FLU AND COLD PREVENTION

Fall marks the beginning of flu season in the United States, and adults who are 65 and older are one of the groups at higher risk of developing flu-related symptoms. Because immunity tends to decrease more quickly in older adults, it's important to talk to a physician about getting a flu shot for seniors this fall.


How to Prevent Getting the Flu and Colds


The best way to prevent getting the flu or a cold is to schedule an appointment for a vaccination. No vaccine is completely effective, but studies suggest that a standard flu shot reduces the risk of contracting the flu by 40-60%. Medicare, and most insurance plans, cover flu shots, but prices will vary according to the type of vaccine administered.

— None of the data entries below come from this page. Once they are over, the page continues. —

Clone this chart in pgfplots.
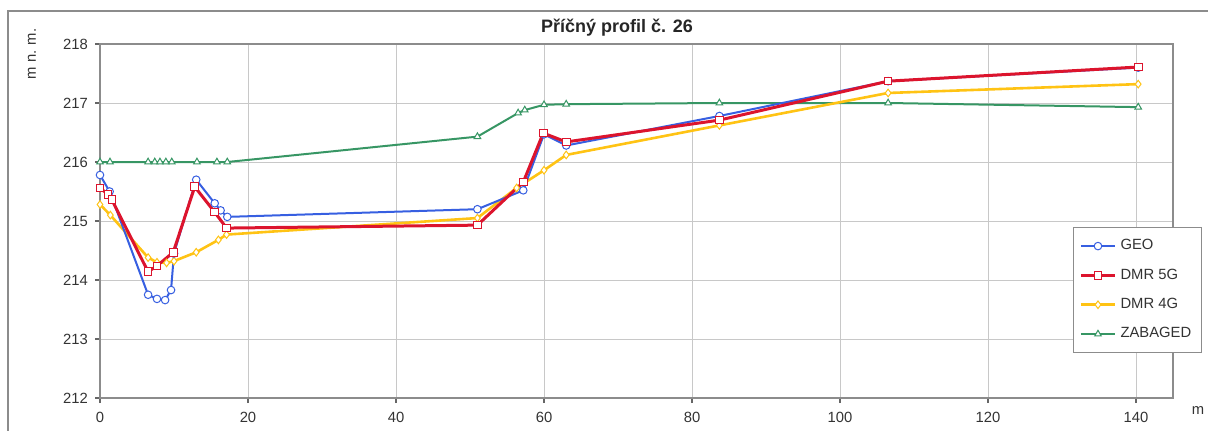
\documentclass[border=0pt]{standalone}
\usepackage{fontspec}
\setmainfont{Liberation Sans}
\usepackage{pgfplots}
\pgfplotsset{compat=1.18}
\definecolor{cgeo}{RGB}{55,95,225}
\definecolor{cdmr5}{RGB}{220,20,45}
\definecolor{cdmr4}{RGB}{255,195,20}
\definecolor{czab}{RGB}{55,150,100}
\definecolor{cgrid}{RGB}{200,200,200}
\definecolor{cframe}{RGB}{140,140,140}
\begin{document}
\begin{tikzpicture}[x=1pt,y=1pt]
\useasboundingbox (0,0) rectangle (604,215);
\draw[cframe, line width=0.7pt] (4,-5) rectangle (612,209.5);
\begin{axis}[
  at={(50pt,16pt)}, anchor=south west,
  width=536.5pt, height=177pt, scale only axis,
  xmin=0, xmax=145, ymin=212, ymax=218,
  xtick={0,20,40,60,80,100,120,140},
  ytick={212,213,214,215,216,217,218},
  grid=major,
  major grid style={cgrid, line width=0.5pt},
  axis line style={cframe, line width=0.6pt},
  tick style={black!60, line width=0.6pt},
  tick align=outside, major tick length=2.5pt,
  xtick pos=bottom, ytick pos=left,
  ticklabel style={font=\fontsize{7.4}{8}\selectfont, text=black!80},
  xticklabel style={yshift=-1pt},
  /pgf/number format/assume math mode=true,
  /pgf/number format/1000 sep={},
  legend style={at={(0.9068,0.483)}, anchor=north west, draw=cframe,
    font=\fontsize{7.4}{8}\selectfont, text=black!80,
    row sep=4pt, inner xsep=3pt, inner ysep=4pt, cells={anchor=west}},
  legend cell align=left,
  every axis plot/.append style={mark size=1.9pt},
]
\addplot[czab, line width=1pt, mark=triangle*, mark options={fill=white, draw=czab, line width=0.5pt}, forget plot] coordinates {
(0,216.0) (1.35,216.0) (6.5,216.0) (7.4,216.0) (8.1,216.0) (8.9,216.0) (9.7,216.0) (13.1,216.0) (15.8,216.0) (17.2,216.0)
(51.0,216.43) (56.5,216.83) (57.4,216.88) (60.0,216.97) (63.0,216.98) (83.7,217.0) (106.5,217.0) (140.3,216.93)};
\addplot[cdmr4, line width=1.3pt, mark=diamond*, mark options={fill=white, draw=cdmr4, line width=0.5pt}, forget plot] coordinates {
(0,215.28) (1.4,215.1) (6.5,214.38) (7.7,214.30) (9.0,214.29) (10.0,214.32) (13.0,214.47) (16.0,214.68) (17.1,214.77)
(51.0,215.05) (56.3,215.56) (60.0,215.86) (63.0,216.12) (83.7,216.62) (106.5,217.17) (140.3,217.32)};
\addplot[cgeo, line width=1pt, mark=*, mark options={fill=white, draw=cgeo, line width=0.5pt}, forget plot] coordinates {
(0,215.78) (1.3,215.5) (6.5,213.75) (7.7,213.68) (8.8,213.66) (9.6,213.83) (10.0,214.45) (13.0,215.70) (15.5,215.30) (16.3,215.18) (17.2,215.07)
(51.0,215.20) (57.2,215.52) (60.0,216.47) (63.0,216.28) (83.7,216.78) (106.5,217.37) (140.3,217.60)};
\addplot[cdmr5, line width=1.5pt, mark=square*, mark options={fill=white, draw=cdmr5, line width=0.5pt}, forget plot] coordinates {
(0,215.56) (1.1,215.45) (1.6,215.36) (6.5,214.14) (7.7,214.24) (9.9,214.47) (12.8,215.58) (15.5,215.15) (17.1,214.88)
(51.0,214.93) (57.2,215.66) (59.9,216.49) (63.0,216.34) (83.7,216.71) (106.5,217.37) (140.3,217.61)};
\addlegendimage{cgeo, line width=1pt, mark=*, mark options={fill=white, draw=cgeo, line width=0.5pt}}
\addlegendentry{GEO}
\addlegendimage{cdmr5, line width=1.5pt, mark=square*, mark options={fill=white, draw=cdmr5, line width=0.5pt}}
\addlegendentry{DMR 5G}
\addlegendimage{cdmr4, line width=1.3pt, mark=diamond*, mark options={fill=white, draw=cdmr4, line width=0.5pt}}
\addlegendentry{DMR 4G}
\addlegendimage{czab, line width=1pt, mark=triangle*, mark options={fill=white, draw=czab, line width=0.5pt}}
\addlegendentry{ZABAGED}
\end{axis}
\node[font=\bfseries\fontsize{9}{10}\selectfont, text=black!85] at (308.5,201) {Příčný profil č. 26};
\node[font=\fontsize{7.4}{8}\selectfont, text=black!80, rotate=90] at (16,188) {m n. m.};
\node[font=\fontsize{7.4}{8}\selectfont, text=black!80] at (599,9.5) {m};
\end{tikzpicture}
\end{document}
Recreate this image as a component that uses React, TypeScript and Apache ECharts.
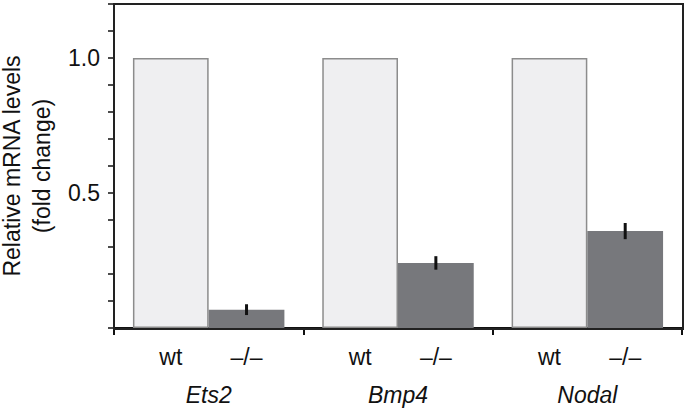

When you get your flu shot, ask about being vaccinated against pneumonia, which can become a serious health concern. Pneumonia accounts for 30-40% of all hospitalizations among older adults, and often occurs during a patient’s recovery from the flu or a cold – people start to feel better, only to develop a cough and a fever. In addition to flu and pneumonia vaccines, maintaining these hygienic habits are excellent prevention measures:

  • Wear a face mask.

  • Exercise regularly and eat healthy foods.

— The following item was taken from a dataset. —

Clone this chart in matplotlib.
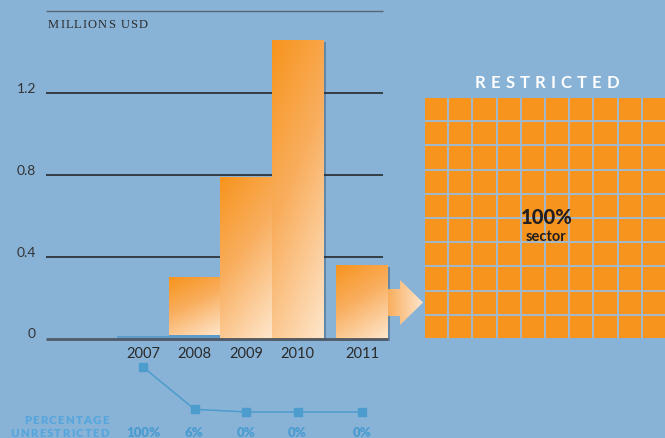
import numpy as np
import matplotlib
matplotlib.use('Agg')
import matplotlib.pyplot as plt
from matplotlib.patches import Rectangle, Polygon
from matplotlib.colors import LinearSegmentedColormap
import matplotlib.patheffects as pe
from matplotlib.font_manager import FontProperties

# ---------------- data ----------------
years = ['2007', '2008', '2009', '2010', '2011']
total_musd = [0.012, 0.30, 0.79, 1.46, 0.36]
pct_unrestricted = [100, 6, 0, 0, 0]
y_ticks = [0, 0.4, 0.8, 1.2]
y_tick_labels = ['0', '0.4', '0.8', '1.2']
restricted_share_2011 = 100          # percent -> filled grid cells
grid_label = '100%'
grid_sublabel = 'sector'
unit_label = 'MILLIONS USD'
grid_title = 'RESTRICTED'
pct_title = ['PERCENTAGE', 'UNRESTRICTED']

# ---------------- style ----------------
W, H = 665, 439
BG = '#88B3D7'
ORANGE = '#F7941D'
PEACH = '#FEE6CB'
BLUE = '#4C9CCD'
STRIP = '#5E9BCB'
FONT = 'Lato'

fig = plt.figure(figsize=(W / 100, H / 100), dpi=100, facecolor=BG)


def fx(px):
    return px / W


def fy(py):
    return 1 - py / H


x_pos = [0, 1, 2, 3, 4.25]
unit = 51.5
xl = ((46 - 143) / unit, (392 - 143) / unit)
x_grid_right = (383 - 143) / unit
x_base_right = (388 - 143) / unit

cmap = LinearSegmentedColormap.from_list('og', [(0, ORANGE), (0.45, '#F9AE5E'), (1, PEACH)])

# ---------------- main bar axes ----------------
ax = fig.add_axes([fx(46), fy(339.5), fx(392) - fx(46), fy(12) - fy(339.5)])
ax.axis('off')

ax.hlines(y_ticks[1:], xl[0], x_grid_right, color='#1d1d1d', lw=1.1, zorder=1)
ax.hlines(1.6, xl[0], x_grid_right, color='#5b6670', lw=1.0, zorder=1, clip_on=False)

yy = np.linspace(0, 1, 200)[:, None]
xx = np.linspace(0, 1, 60)[None, :]
grad = np.clip(0.3 * xx + 0.7 * (1 - yy), 0, 1)

for x, tot, p in zip(x_pos, total_musd, pct_unrestricted):
    unr = tot * p / 100
    rest = tot - unr
    shadow = Rectangle((x - 0.5, 0), 1, tot, fc=ORANGE if rest > 0 else STRIP, ec='none', zorder=2,
                       path_effects=[pe.SimplePatchShadow(offset=(2, -1.5), shadow_rgbFace='#1f3550', alpha=0.35),
                                     pe.Normal()], clip_on=False)
    ax.add_patch(shadow)
    if unr > 0:
        ax.add_patch(Rectangle((x - 0.5, 0), 1, unr, fc=STRIP, ec='none', zorder=3, clip_on=False))
    if rest > 0:
        rect = Rectangle((x - 0.5, unr), 1, rest, fc='none', ec='none', zorder=3)
        ax.add_patch(rect)
        im = ax.imshow(grad, extent=[x - 0.5, x + 0.5, unr, unr + rest], cmap=cmap, vmin=0, vmax=1,
                       aspect='auto', origin='lower', interpolation='bilinear', zorder=4)
        im.set_clip_path(rect)

ax.hlines(0, xl[0], x_base_right, color='#4F5B68', lw=2, zorder=5, clip_on=False)
ax.set_xlim(*xl)
ax.set_ylim(0, 1.6)

for v, lab in zip(y_ticks, y_tick_labels):
    ax.annotate(lab, xy=(xl[0], v), xytext=(-10, 5), textcoords='offset pixels', ha='right', va='center',
                fontsize=10, color='#333333', family=FONT, annotation_clip=False)
for x, lab in zip(x_pos, years):
    ax.annotate(lab, xy=(x, 0), xytext=(0, -15), textcoords='offset pixels', ha='center', va='center',
                fontsize=10.5, color='#2a2a2a', family=FONT, annotation_clip=False)

# ---------------- percentage line axes ----------------
ax2 = fig.add_axes([fx(46), fy(413), fx(392) - fx(46), fy(368) - fy(413)])
ax2.axis('off')
ax2.set_xlim(*xl)
ax2.set_ylim(0, 100)
ax2.plot(x_pos, pct_unrestricted, color=BLUE, lw=1.1, marker='s', ms=5.5, clip_on=False)
for x, p in zip(x_pos, pct_unrestricted):
    ax2.annotate(f'{p}%', xy=(x, 0), xytext=(0, -20), textcoords='offset pixels', ha='center', va='center',
                 fontsize=9.5, weight='heavy', color='#4A9BD0', family=FONT, annotation_clip=False)

# ---------------- overlay (pixel coordinates) ----------------
ax3 = fig.add_axes([0, 0, 1, 1])
ax3.axis('off')
renderer = fig.canvas.get_renderer()


def spaced(x, y, s, spacing, ha='left', size=10, weight='normal', color='k', family=FONT):
    fp = FontProperties(family=family, weight=weight, size=size)
    widths = []
    for c in s:
        if c == ' ':
            widths.append(size * 100 / 72 * 0.25)
        else:
            widths.append(renderer.get_text_width_height_descent(c, fp, ismath=False)[0])
    total = sum(widths) + spacing * (len(s) - 1)
    x0 = x - total / 2 if ha == 'center' else (x - total if ha == 'right' else x)
    for c, w in zip(s, widths):
        if c != ' ':
            ax3.text(x0, y, c, ha='left', va='center', fontproperties=fp, color=color)
        x0 += w + spacing


# grid of cells
gx0, gy0, pitch, gap = 425, 99, 24.2, 2.0
ax3.add_patch(Rectangle((gx0, gy0), 10 * pitch - gap, 10 * pitch - gap, fc='#A2B8C8', ec='none'))
for k in range(100):
    r, c = divmod(k, 10)
    fc = ORANGE if k < restricted_share_2011 else BG
    ax3.add_patch(Rectangle((gx0 + c * pitch, gy0 + r * pitch), pitch - gap, pitch - gap, fc=fc, ec='none'))

# arrow
arrow = Polygon([(388, 290), (400, 290), (400, 281), (423, 303.5), (400, 326), (400, 317), (388, 317)],
                closed=True, fc='none', ec='none')
ax3.add_patch(arrow)
agrad = np.linspace(0.45, 1, 100)[None, :]
aim = ax3.imshow(agrad, extent=[388, 423, 326, 281], cmap=cmap, vmin=0, vmax=1, aspect='auto',
                 interpolation='bilinear')
aim.set_clip_path(arrow)

ax3.set_xlim(0, W)
ax3.set_ylim(H, 0)

spaced(547, 83, grid_title, 5.2, ha='center', size=12, weight='bold', color='white')
ax3.text(547, 218, grid_label, ha='center', va='center', fontsize=14.5, weight='black', color='#231F20',
         family=FONT)
ax3.text(546, 237, grid_sublabel, ha='center', va='center', fontsize=10.5, weight='bold', color='#231F20',
         family=FONT)
spaced(48, 25, unit_label, 1.1, ha='left', size=9, color='#2b2b2b', family='Liberation Serif')
spaced(109, 421, pct_title[0], 1.3, ha='right', size=8.2, weight='heavy', color='#55A6DC')
spaced(109, 434, pct_title[1], 1.3, ha='right', size=8.2, weight='heavy', color='#55A6DC')

fig.savefig('out.png', dpi=100, facecolor=BG)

  • Avoid touching your mouth, nose, and eyes.

  • Keep away from sick people and crowded areas.

  • Disinfect surfaces in your home or apartment – doorknobs, counters, telephones, etc.

Signs and Symptoms


Both flu and cold are contagious respiratory illnesses, but while influenza viruses cause the flu, a broader range of viruses – parainfluenza, rhinovirus, and seasonal coronaviruses – can cause the common cold. The signs and symptoms vary, as well. Let’s start with symptoms of both:

  • Coughing

  • Sore throat

  • Congestion

  • Runny nose

These are flu symptoms, which are often more intense than the symptoms of a common cold:

  • Fatigue

  • Headaches

  • Fever and Chills

  • Unsteadiness or Weakness

  • Muscle Pain, Body Aches, Chest Discomfort

  • Worsening of Preexisting and Chronic Conditions

This list is merely a sampling of some flu symptoms that may present, which generally come on quickly – sometimes 1-4 days following exposure to the virus. (Symptoms of a cold tend to develop more slowly and include sneezing and coughing, but not a fever.) If you’re over 65 and notice these symptoms, call your doctor at once. If you consult with a physician within 48 hours of your first symptom, your physician may prescribe an antiviral medication, which can help alleviate the severity of your illness.

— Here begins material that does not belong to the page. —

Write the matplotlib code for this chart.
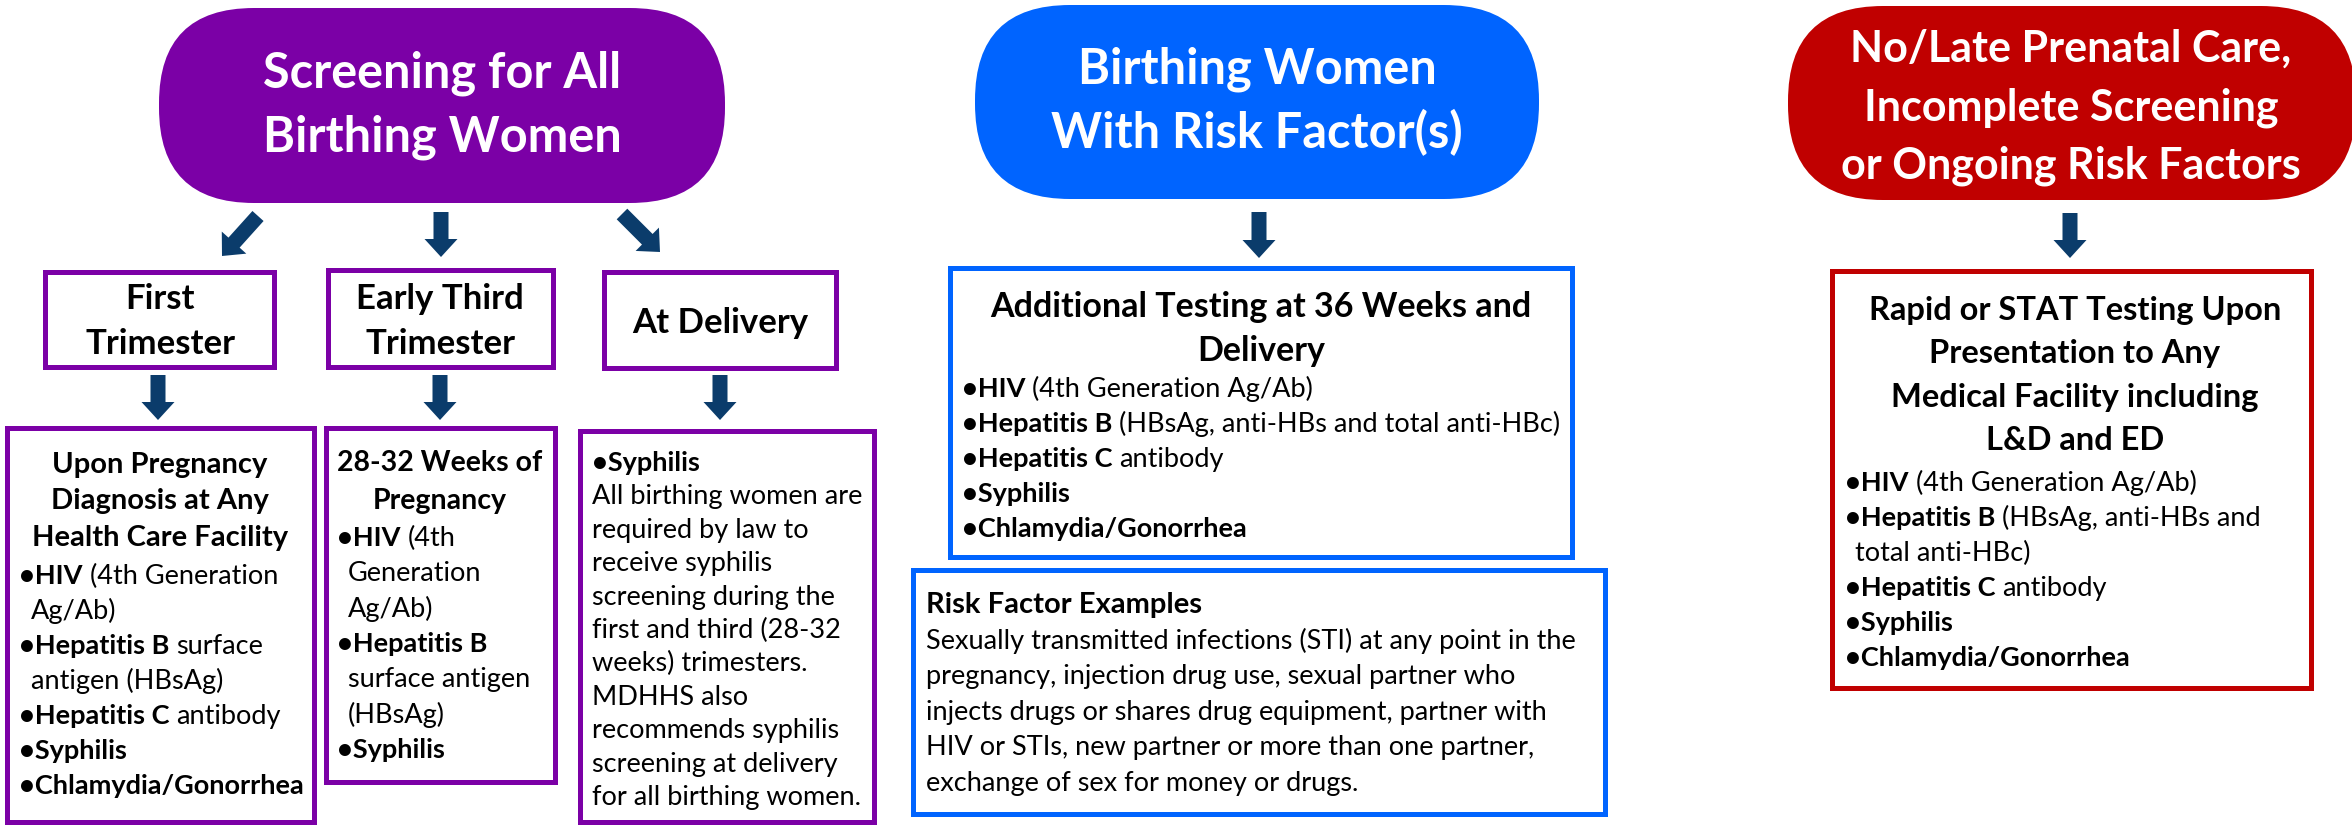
import matplotlib
matplotlib.use('Agg')
import matplotlib.pyplot as plt
from matplotlib.patches import FancyBboxPatch, Rectangle, FancyArrow

# ---- text content (bold parts wrapped in *...*) ----
pill_labels = ["Screening for All\nBirthing Women",
               "Birthing Women\nWith Risk Factor(s)",
               "No/Late Prenatal Care,\nIncomplete Screening\nor Ongoing Risk Factors"]
stage_labels = ["First\nTrimester", "Early Third\nTrimester", "At Delivery"]

first_title = ["Upon Pregnancy", "Diagnosis at Any", "Health Care Facility"]
first_items = ["*•HIV* (4th Generation", "Ag/Ab)", "*•Hepatitis B* surface",
               "antigen (HBsAg)", "*•Hepatitis C* antibody", "*•Syphilis*",
               "*•Chlamydia/Gonorrhea*"]
third_title = ["28-32 Weeks of", "Pregnancy"]
third_items = ["*•HIV* (4th", "Generation", "Ag/Ab)", "*•Hepatitis B*",
               "surface antigen", "(HBsAg)", "*•Syphilis*"]
delivery_items = ["*•Syphilis*", "All birthing women are", "required by law to",
                  "receive syphilis", "screening during the", "first and third (28-32",
                  "weeks) trimesters.", "MDHHS also", "recommends syphilis",
                  "screening at delivery", "for all birthing women."]

risk_title = ["Additional Testing at 36 Weeks and", "Delivery"]
risk_items = ["*•HIV* (4th Generation Ag/Ab)",
              "*•Hepatitis B* (HBsAg, anti-HBs and total anti-HBc)",
              "*•Hepatitis C* antibody", "*•Syphilis*", "*•Chlamydia/Gonorrhea*"]
example_head = "Risk Factor Examples"
example_lines = ["Sexually transmitted infections (STI) at any point in the",
                 "pregnancy, injection drug use, sexual partner who",
                 "injects drugs or shares drug equipment, partner with",
                 "HIV or STIs, new partner or more than one partner,",
                 "exchange of sex for money or drugs."]

stat_title = ["Rapid or STAT Testing Upon", "Presentation to Any",
              "Medical Facility including", "L&D and ED"]
stat_items = ["*•HIV* (4th Generation Ag/Ab)", "*•Hepatitis B* (HBsAg, anti-HBs and",
              "total anti-HBc)", "*•Hepatitis C* antibody", "*•Syphilis*",
              "*•Chlamydia/Gonorrhea*"]

PURPLE = '#7B00A6'
BLUE = '#0064FF'
RED = '#C00000'
NAVY = '#0B3C6B'

plt.rcParams['font.family'] = ['Lato', 'DejaVu Sans']

W, H = 2352, 825
fig = plt.figure(figsize=(W / 100, H / 100), dpi=100)
ax = fig.add_axes([0, 0, 1, 1])
ax.set_xlim(0, W)
ax.set_ylim(H, 0)
ax.axis('off')
renderer = fig.canvas.get_renderer()


def text_width(s, size, bold):
    # pad with bars so leading/trailing spaces count
    wt = 'bold' if bold else 'normal'
    t1 = ax.text(0, 0, '|' + s + '|', fontsize=size, fontweight=wt)
    t2 = ax.text(0, 0, '||', fontsize=size, fontweight=wt)
    w = t1.get_window_extent(renderer).width - t2.get_window_extent(renderer).width
    t1.remove()
    t2.remove()
    return w


def rich_line(x, y, line, size, ha='left', color='black'):
    parts = line.split('*')
    segs = [(p, i % 2 == 1) for i, p in enumerate(parts) if p]
    widths = [text_width(s, size, b) for s, b in segs]
    cx = x - sum(widths) / 2 if ha == 'center' else x
    for (s, b), w in zip(segs, widths):
        lead = len(s) - len(s.lstrip(' '))
        off = text_width(' ' * lead, size, b) if lead else 0
        ax.text(cx + off, y, s.strip(' '), fontsize=size, color=color,
                fontweight='bold' if b else 'normal', ha='left', va='baseline')
        cx += w


def block(lines, x, y0, dy, size, ha='left', indent=0, bold=False, color='black'):
    for i, line in enumerate(lines):
        xx = x
        if ha == 'left' and indent and not line.startswith('*'):
            xx = x + indent
        rich_line(xx, y0 + i * dy, '*' + line + '*' if bold else line, size, ha, color)


def pill(x0, y0, x1, y1, color, r=95):
    ax.add_patch(FancyBboxPatch((x0, y0), x1 - x0, y1 - y0,
                                boxstyle=f"round,pad=0,rounding_size={r}",
                                fc=color, ec='none'))


def box(x0, y0, x1, y1, color):
    ax.add_patch(Rectangle((x0, y0), x1 - x0, y1 - y0, fc='white', ec=color, lw=3.6))


def arrow(x0, y0, x1, y1):
    ax.add_patch(FancyArrow(x0, y0, x1 - x0, y1 - y0, width=15, head_width=33,
                            head_length=18, length_includes_head=True,
                            fc=NAVY, ec='none'))


# ---- shapes ----
pill(159, 8, 725, 203, PURPLE)
pill(975, 5, 1539, 199, BLUE)
pill(1788, 6, 2356, 200, RED)

box(45, 272, 274, 367, PURPLE)
box(328, 270, 553, 367, PURPLE)
box(604, 272, 836, 368, PURPLE)
box(7, 428, 314, 822, PURPLE)
box(326, 428, 555, 782, PURPLE)
box(580, 431, 874, 822, PURPLE)

box(950, 268, 1572, 557, BLUE)
box(913, 570, 1605, 814, BLUE)
box(1832, 271, 2311, 688, RED)

# arrows
arrow(258, 216, 222, 256)
arrow(441, 212, 441, 257)
arrow(622, 214, 660, 252)
for xa in (158, 440, 720):
    arrow(xa, 375, xa, 420)
arrow(1259, 212, 1259, 258)
arrow(2070, 213, 2070, 258)

# ---- text ----
block(pill_labels[0].split('\n'), 442, 87, 64, 35, ha='center', bold=True, color='white')
block(pill_labels[1].split('\n'), 1257, 83, 65, 35, ha='center', bold=True, color='white')
block(pill_labels[2].split('\n'), 2071, 62, 58, 31, ha='center', bold=True, color='white')

block(stage_labels[0].split('\n'), 160, 309, 45, 25, ha='center', bold=True)
block(stage_labels[1].split('\n'), 440, 309, 45, 25, ha='center', bold=True)
block(stage_labels[2].split('\n'), 720, 333, 45, 25, ha='center', bold=True)

block(first_title, 160, 473, 36.5, 21, ha='center', bold=True)
block(first_items, 19, 584, 35, 19.5, indent=12)
block(third_title, 440, 471, 38, 20.5, ha='center', bold=True)
block(third_items, 337, 546, 35.3, 19.5, indent=11)
block(delivery_items, 592, 471, 33.4, 19.5)

block(risk_title, 1261, 317, 44, 24.5, ha='center', bold=True)
block(risk_items, 962, 397, 35, 19.5)
block([example_head], 926, 613, 36, 21, bold=True)
block(example_lines, 926, 649, 35.4, 19.5)

block(stat_title, 2075, 320, 43.5, 23.5, ha='center', bold=True)
block(stat_items, 1845, 491, 35, 19.5, indent=10)

fig.savefig('out.png', dpi=100)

How to Treat Flu and Colds


Unfortunately, there is no cure for the flu or the cold, so consult with a medical professional regarding the best course of action to treat those viruses. A physician may prescribe over-the-country medications such as ibuprofen (Motrin or Advil) for symptoms of pain and fever, or other medications to treat secondary infections like pneumonia, bronchitis, or ear and sinus infections. Doctors also generally recommend getting plenty of sleep, drinking lots of liquids, and even eating a bowl of chicken soup.


Stay Prepared


At Mitchell Hollingsworth, safety is our first priority. We provide on-site clinics and flu vaccines to residents during the fall and winter.